There’s another variable almost nobody mentions: how many leaves you leave on the stem. Strip the lower leaves that would sit below the waterline, obviously, but leave two or three sets of leaves above the cut. Those leaves continue to drive water uptake through transpiration, keeping the stem actively hydrated. A completely stripped stem goes passive in the vase.

The detail about ants that actually matters for cutting

Here’s where the advice from my neighbor becomes practically useful rather than just philosophically interesting. The moment you cut the stem to bring it inside, the ant relationship ends, and you don’t want ants in your home. The trick is to let the ants do their work right up until the marshmallow stage, then cut the stem and give it a firm but gentle shake outdoors. Most ants Leave on Their Own. A soft brush over the bud removes any stragglers. No spraying, no rinsing, which would strip the very surface of the bud that’s still developing.

Spraying peony buds with water, which is exactly what I was doing when my neighbor intervened — creates two problems simultaneously. It washes away the extrafloral nectar that attracts protective ants in the first place, and it creates the damp surface conditions that favor botrytis, the gray mold that turns peony buds brown and mushy before they ever open. Botrytis is the single most common reason home gardeners get “failed” buds, and it thrives on exactly the kind of cool, wet, slightly overcrowded conditions that seem like attentive gardening.

Getting more stems next year starts with what you do after cutting

A peony plant that produces three or four strong stems this season can produce eight to twelve next season, if you treat the post-bloom period seriously. After cutting, don’t remove the foliage. Those leaves spend the rest of summer photosynthesizing and pushing energy down into the tuberous roots, building the reserves that become next year’s flowers. Cutting the plant back to the ground in August, which looks tidy, effectively starves the root system of six weeks of growth fuel.

Wait until the first frost blackens the foliage naturally, then cut back to an inch or two above the soil. If you’re in a region with mild winters, a light layer of mulch around (not over) the crown protects the root system without smothering the growth buds, which need to sit close to the surface to bloom. Peonies planted too deep almost never flower, the growth buds need to be within an inch or two of the soil surface, a depth that feels uncomfortably shallow the first time you plant them.

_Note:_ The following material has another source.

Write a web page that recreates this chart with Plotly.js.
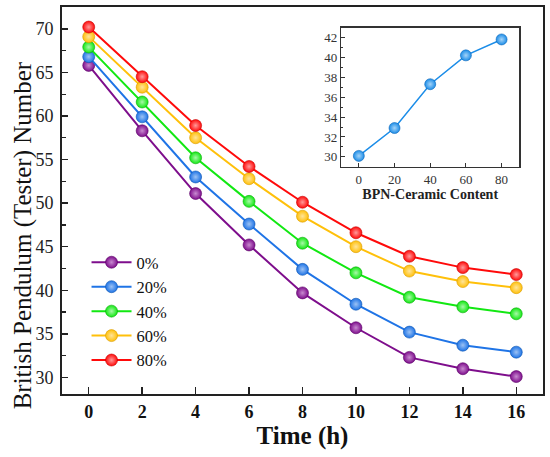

One genuinely surprising fact about peonies: established plants can live and bloom for a century or more without division. There are documented garden peonies in New England still flowering on the same roots planted in the 1880s. Division isn’t something they need, it’s something gardeners do when they want to propagate more plants. Leave a healthy, established peony alone, feed it with a low-nitrogen fertilizer each spring, let the ants do their work, and cut at marshmallow stage. That’s the whole system.